--- BEGIN Data in this exercise ---

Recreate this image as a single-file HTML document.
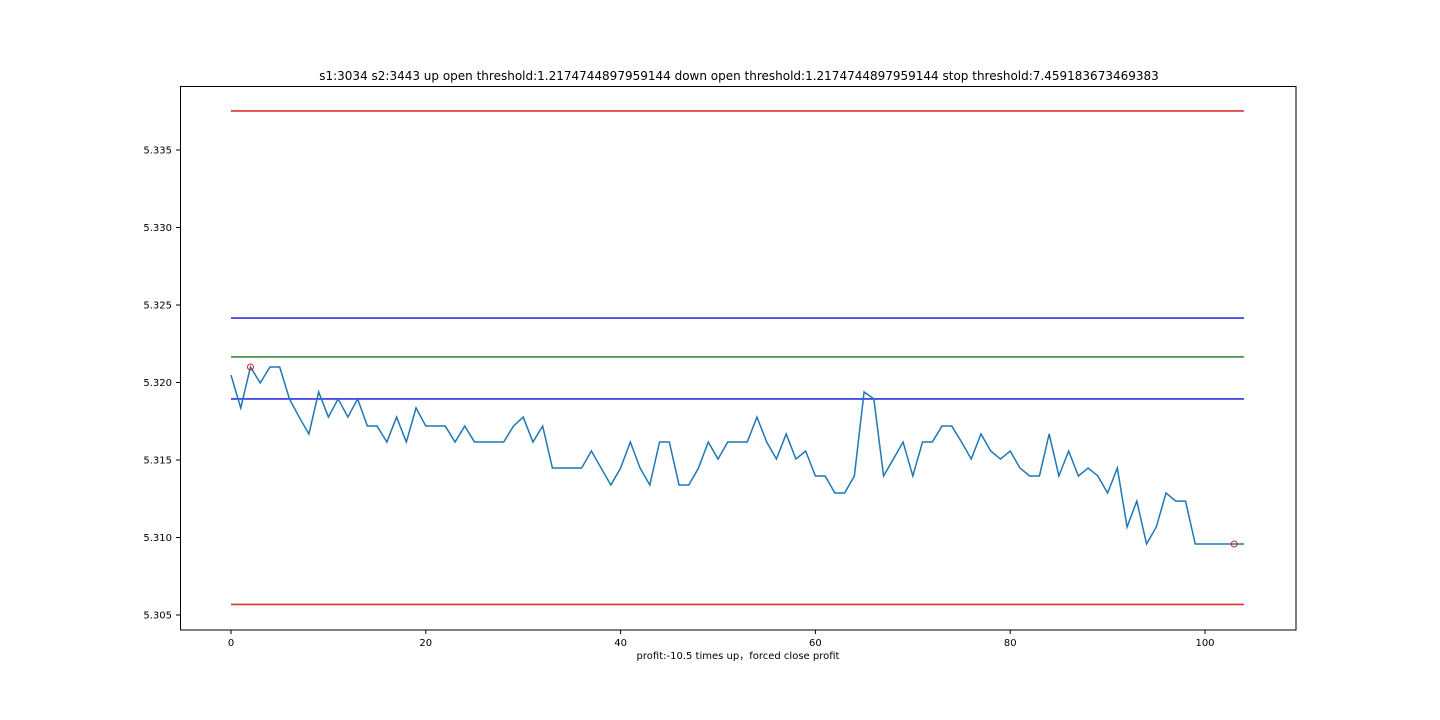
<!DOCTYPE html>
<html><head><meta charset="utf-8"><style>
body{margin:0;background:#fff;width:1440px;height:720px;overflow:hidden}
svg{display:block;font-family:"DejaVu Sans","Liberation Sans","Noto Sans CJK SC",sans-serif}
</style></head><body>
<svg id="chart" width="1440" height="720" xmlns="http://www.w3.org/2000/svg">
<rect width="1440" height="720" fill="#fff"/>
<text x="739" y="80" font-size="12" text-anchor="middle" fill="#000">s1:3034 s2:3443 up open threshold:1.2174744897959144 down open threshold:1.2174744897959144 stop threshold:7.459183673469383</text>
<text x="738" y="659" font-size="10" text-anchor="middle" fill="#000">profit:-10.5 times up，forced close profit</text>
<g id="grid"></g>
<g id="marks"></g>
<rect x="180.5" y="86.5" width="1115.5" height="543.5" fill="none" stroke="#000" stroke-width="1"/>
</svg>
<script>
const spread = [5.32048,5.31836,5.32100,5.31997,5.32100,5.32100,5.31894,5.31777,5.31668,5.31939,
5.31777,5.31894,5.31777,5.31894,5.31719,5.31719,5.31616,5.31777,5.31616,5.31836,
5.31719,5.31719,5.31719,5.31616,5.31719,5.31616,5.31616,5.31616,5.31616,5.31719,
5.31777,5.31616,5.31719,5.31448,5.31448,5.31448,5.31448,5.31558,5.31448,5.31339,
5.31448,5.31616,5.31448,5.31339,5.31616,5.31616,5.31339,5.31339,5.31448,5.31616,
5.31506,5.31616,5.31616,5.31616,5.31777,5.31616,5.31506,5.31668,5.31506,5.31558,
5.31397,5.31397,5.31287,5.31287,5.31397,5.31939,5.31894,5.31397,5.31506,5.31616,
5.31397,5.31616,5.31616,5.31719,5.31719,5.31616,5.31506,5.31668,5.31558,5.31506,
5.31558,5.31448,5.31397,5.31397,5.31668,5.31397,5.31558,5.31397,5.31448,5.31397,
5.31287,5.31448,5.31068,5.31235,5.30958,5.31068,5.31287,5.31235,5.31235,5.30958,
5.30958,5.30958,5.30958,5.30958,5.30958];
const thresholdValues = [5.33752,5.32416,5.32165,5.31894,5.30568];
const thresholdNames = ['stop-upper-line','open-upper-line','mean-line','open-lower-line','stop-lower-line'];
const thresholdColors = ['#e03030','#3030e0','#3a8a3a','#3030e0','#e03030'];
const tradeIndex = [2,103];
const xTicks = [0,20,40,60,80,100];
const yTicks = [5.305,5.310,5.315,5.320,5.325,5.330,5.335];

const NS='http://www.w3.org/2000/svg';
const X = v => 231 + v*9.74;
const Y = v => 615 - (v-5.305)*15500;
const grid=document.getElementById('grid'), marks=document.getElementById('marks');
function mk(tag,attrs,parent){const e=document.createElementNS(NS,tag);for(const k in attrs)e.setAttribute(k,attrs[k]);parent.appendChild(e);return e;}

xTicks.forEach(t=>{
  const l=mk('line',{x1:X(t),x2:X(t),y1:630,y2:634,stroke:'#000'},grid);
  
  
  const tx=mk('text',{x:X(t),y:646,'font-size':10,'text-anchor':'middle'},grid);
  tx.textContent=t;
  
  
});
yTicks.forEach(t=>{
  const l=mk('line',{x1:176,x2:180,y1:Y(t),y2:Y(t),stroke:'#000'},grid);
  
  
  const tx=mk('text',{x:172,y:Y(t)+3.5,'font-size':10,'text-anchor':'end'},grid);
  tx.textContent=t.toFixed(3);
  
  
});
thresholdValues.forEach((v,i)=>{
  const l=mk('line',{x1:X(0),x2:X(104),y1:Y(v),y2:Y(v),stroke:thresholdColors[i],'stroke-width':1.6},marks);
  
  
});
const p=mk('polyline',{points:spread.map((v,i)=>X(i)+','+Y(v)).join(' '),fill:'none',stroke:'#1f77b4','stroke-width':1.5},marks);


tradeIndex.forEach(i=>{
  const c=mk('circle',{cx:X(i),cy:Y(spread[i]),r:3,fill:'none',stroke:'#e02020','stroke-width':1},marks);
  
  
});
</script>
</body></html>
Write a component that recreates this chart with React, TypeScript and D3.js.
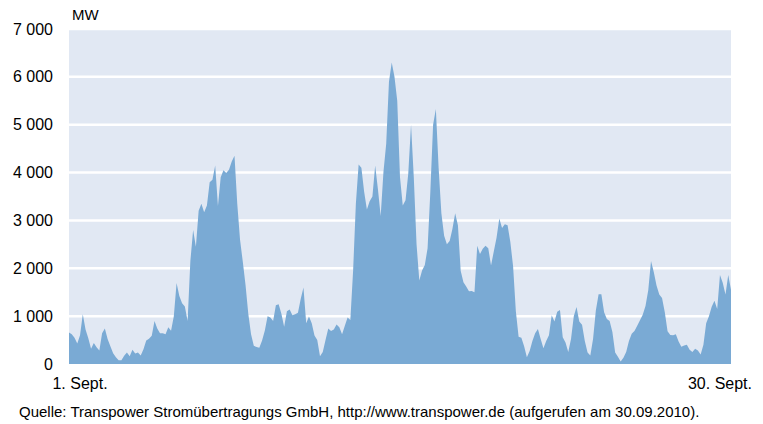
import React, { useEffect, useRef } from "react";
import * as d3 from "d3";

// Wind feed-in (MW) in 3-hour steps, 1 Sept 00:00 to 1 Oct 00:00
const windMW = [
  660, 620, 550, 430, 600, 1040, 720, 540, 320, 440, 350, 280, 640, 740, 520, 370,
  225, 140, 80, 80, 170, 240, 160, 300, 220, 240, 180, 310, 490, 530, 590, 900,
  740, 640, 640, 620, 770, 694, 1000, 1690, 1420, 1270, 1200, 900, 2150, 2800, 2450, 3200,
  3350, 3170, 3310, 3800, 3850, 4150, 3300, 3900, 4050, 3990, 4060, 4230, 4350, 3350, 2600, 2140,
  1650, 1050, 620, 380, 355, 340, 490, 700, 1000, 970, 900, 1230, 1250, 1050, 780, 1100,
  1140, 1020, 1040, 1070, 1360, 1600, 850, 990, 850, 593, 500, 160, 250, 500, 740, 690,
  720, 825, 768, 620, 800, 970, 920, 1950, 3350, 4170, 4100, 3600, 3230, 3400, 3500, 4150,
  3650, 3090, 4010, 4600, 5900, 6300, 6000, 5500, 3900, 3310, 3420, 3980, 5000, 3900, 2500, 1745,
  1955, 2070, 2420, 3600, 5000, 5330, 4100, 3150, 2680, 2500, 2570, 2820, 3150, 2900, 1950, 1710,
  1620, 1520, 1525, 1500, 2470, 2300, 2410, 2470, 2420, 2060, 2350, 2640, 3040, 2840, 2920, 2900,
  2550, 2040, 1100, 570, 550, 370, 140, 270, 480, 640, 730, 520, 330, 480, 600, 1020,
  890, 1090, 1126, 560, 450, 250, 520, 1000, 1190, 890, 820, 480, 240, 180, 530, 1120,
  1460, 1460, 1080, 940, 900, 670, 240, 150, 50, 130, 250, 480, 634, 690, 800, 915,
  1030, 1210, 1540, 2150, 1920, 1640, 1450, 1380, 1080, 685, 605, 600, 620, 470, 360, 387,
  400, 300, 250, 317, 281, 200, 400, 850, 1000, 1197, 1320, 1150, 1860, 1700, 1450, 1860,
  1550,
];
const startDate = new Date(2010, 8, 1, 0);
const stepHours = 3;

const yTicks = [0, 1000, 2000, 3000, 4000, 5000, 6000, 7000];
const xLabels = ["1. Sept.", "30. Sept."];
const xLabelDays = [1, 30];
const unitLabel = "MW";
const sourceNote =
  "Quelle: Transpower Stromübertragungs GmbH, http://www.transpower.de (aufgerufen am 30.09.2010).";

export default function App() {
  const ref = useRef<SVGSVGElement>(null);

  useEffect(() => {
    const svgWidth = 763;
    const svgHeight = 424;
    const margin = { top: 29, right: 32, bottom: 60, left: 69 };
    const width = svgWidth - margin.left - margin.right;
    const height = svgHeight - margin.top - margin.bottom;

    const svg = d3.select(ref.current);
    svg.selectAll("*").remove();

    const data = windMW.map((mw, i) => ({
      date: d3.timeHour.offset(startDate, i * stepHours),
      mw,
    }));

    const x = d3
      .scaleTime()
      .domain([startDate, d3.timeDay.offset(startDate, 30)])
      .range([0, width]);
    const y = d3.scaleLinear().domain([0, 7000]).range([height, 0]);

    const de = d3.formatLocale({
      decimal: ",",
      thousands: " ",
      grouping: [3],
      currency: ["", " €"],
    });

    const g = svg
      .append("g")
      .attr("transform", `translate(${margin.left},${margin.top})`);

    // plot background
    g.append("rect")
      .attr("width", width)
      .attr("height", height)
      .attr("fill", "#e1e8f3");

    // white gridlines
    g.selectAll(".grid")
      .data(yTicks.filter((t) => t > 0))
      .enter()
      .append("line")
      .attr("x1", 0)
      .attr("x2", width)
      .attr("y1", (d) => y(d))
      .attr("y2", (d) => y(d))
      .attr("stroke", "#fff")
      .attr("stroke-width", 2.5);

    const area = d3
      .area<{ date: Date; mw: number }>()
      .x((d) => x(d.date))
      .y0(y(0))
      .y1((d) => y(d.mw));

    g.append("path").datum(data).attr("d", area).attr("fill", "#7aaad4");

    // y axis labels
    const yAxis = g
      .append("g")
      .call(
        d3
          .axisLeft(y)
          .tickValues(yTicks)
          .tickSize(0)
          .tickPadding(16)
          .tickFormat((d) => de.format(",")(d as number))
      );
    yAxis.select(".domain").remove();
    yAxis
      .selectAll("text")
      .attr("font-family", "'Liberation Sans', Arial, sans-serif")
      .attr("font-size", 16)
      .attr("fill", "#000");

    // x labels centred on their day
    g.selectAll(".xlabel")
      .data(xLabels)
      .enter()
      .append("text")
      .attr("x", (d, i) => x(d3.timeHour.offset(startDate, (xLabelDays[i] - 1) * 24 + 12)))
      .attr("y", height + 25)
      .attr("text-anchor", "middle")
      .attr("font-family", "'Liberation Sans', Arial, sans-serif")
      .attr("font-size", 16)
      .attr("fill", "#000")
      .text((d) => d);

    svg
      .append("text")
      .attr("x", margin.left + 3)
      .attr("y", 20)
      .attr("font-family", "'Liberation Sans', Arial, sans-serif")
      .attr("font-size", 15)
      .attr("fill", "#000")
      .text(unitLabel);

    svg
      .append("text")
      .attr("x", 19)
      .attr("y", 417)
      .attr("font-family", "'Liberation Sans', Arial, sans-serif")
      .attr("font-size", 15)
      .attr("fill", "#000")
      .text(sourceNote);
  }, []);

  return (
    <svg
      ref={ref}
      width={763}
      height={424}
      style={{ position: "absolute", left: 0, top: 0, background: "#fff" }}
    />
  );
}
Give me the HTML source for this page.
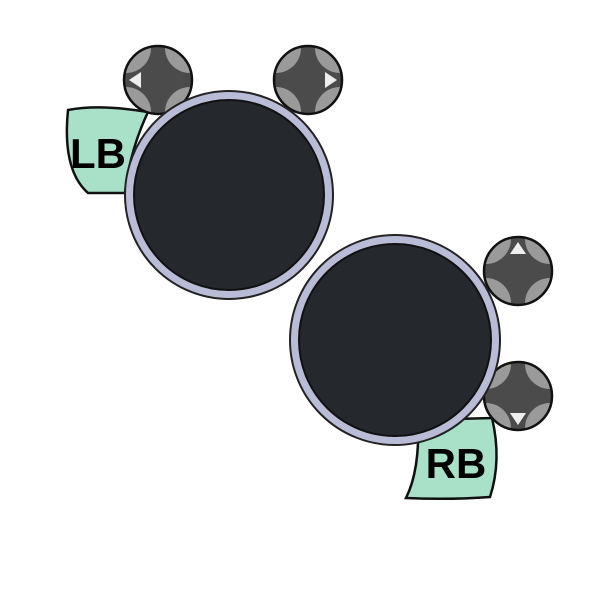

--- END Data in this exercise ---

:: Task instructions ::
Copy only the lines above from the one containing "Write a component" through the one containing "import * as", both included. Leave out the pictures.

:: Exercise response ::
Write a component that recreates this chart with React, TypeScript and D3.js.
import React, { useEffect, useRef } from "react";
import * as d3 from "d3";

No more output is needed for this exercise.